En plus de ces adaptations matérielles, la confiance occupe une grande part dans le processus. Les collaborateurs doivent se sentir suffisamment à l’aise pour s’exprimer et s’intégrer. Cela passe par la mise en place d’entretiens confidentiels ou de campagnes internes. Parce qu’environ 80 % des handicaps sont invisibles, l’Oréal encourage les collaborateurs à révéler le leur. Toujours dans cette logique, l’entreprise a lancé la campagne “Osez être vous” pour inciter à dire la vérité. Pour d’autres comme Amazon ou Wavestone, cette confiance s’acquiert au fil d’entretiens individuels.
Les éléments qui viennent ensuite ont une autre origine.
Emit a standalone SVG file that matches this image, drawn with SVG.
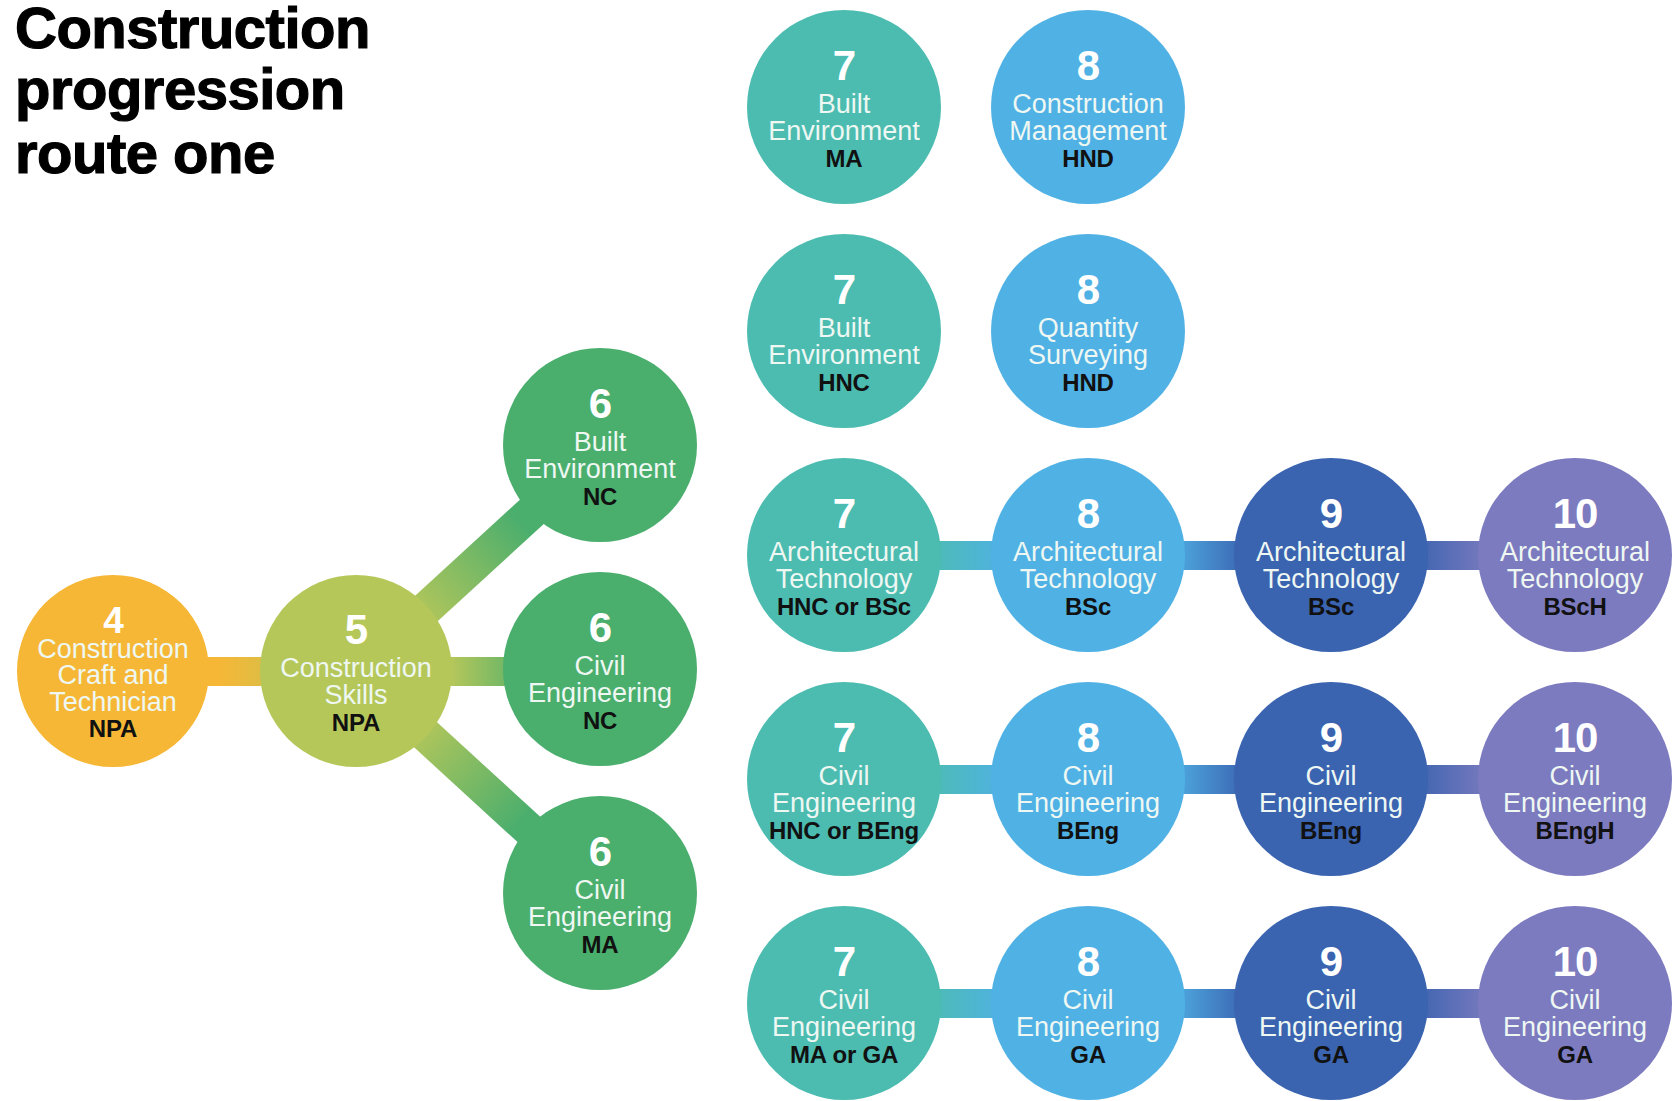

En binôme avec un expert ou à trois avec un membre de l’entreprise, ces entrevues permettent non seulement de mieux vivre son handicap au travail mais aussi de faire progresser l’entreprise sur la notion.
“80 % des handicaps sont invisibles”
Et pour l’entreprise ?
La notion d’individualisation est au cœur de la démarche. Chacun a sa singularité, “à nous entreprise de partir du profil du salarié et par des formations ou des expériences, l’amener à évoluer. On en tire de nouvelles pratiques en matière de ressources humaines” précise Céline Marciniak. Cette méthode a permis à certaines sociétés de revoir leur politique de promotion interne et ainsi sortir de certains raisonnements standards.
De plus, la diversification réaffirme en interne l’importance des valeurs de l’entreprise et dépasse la barrière des préjugés. “La vulnérabilité nous oblige à faire un temps de pause, à accueillir cette faiblesse. Réintégrer un peu d’humanité dans nos manières de coopérer, de collaborer représente finalement une force” complète Blandine Thibaut-Biaccade.